A Hanoï, Michael nous surprend en pleine séance d'internet. Michael est un ami d'Emmanuel qui vit à Singapour et qui est venu gentiment partager quelques jours avec nous. C'est l'une des rares fois où nous avons réservé un hôtel à l'avance. Mais à notre arrivée, la réceptionniste nous explique qu'un de leurs clients est malade et n'a donc pas pu quitter sa chambre. Ça nous guérit définitivement de planifier quoi que ce soit. Ce soir nous sommes de sortie; nous tentons le spectacle de marionnettes sur l'eau. Féerique vous assurera Emmanuel, original vous soutiendra Laurence, déjà vu vous soupirera Michael. Le lendemain départ pour Tam Coc, appellé aussi la baie d'Halong terrestre. Nous ne sommes pas déçus du voyage (il faut juste passer la dernière demi-heure à refuser poliment la série de nappes et de broderies que la rameuse nous met dans les mains).
Après ces deux heures de promenade fluviale, le plus dur reste à faire. Nous voulons gagner My Duc à 50 km de là, où nous attend la pagode aux Parfums. Mais il n'existe pas de bus assurant la liaison. Nous abordons donc les uns et les autres pour négocier un trajet en voiture.
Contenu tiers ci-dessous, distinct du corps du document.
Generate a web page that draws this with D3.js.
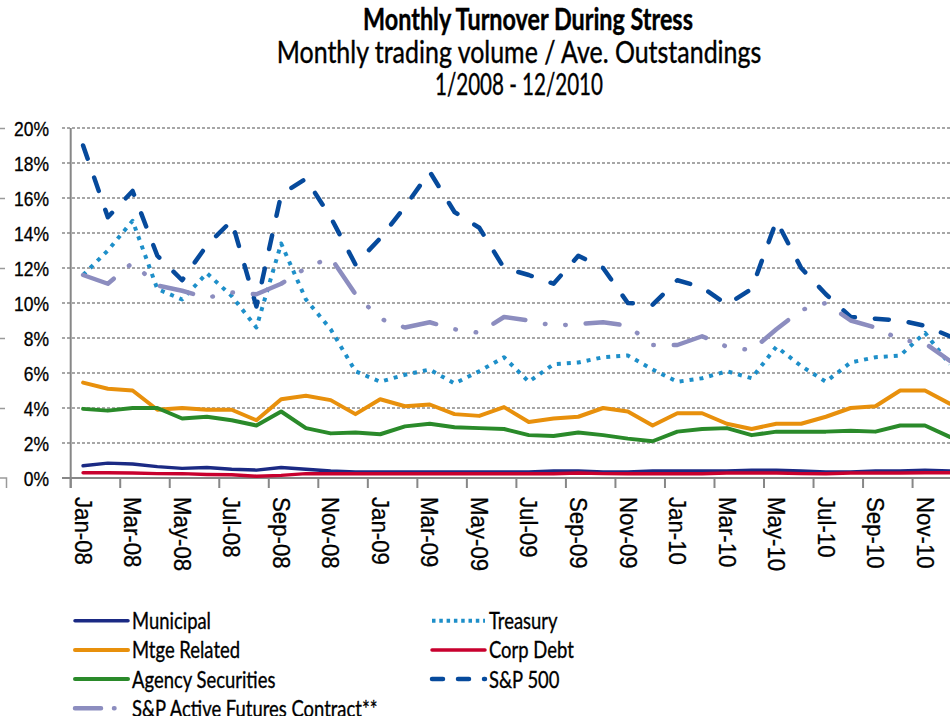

La fin de l'histoire ? Nous avons trouvé un chauffeur à 30$, un hôtel avec des serviettes de toilette de la taille d'un mouchoir de poche et des mamies en pèlerinage qui nous ont réveillés en jacassant à 4h du matin, et au lever du jour l'orage et des trombes d'eau comme paysage.
A quoi la pagode aux Parfums ressemble-t-elle ? Peut-être le découvrirons-nous lors de notre prochain tour du monde... Nous nous consolerons ce soir là à la cinémathèque d'Hanoï - un petit havre de paix que n'atteignent pas les klaxons. On y joue "Les amants du cercle polaire", un très bon film espagnol qui nous fait revivre, un mois et demi après notre départ, l'émotion du grand écran. Michael, qui pensait passer un petit week-end tranquille à Hanoï, repart fatigué pour Singapour, après avoir partagé notre vie de débrouille et de plans galères pas chers. On le laisse monter avec émotion dans son taxi, mais l'idée de se réveiller le lendemain au Japon chasse ces quelques minutes de nostalgie.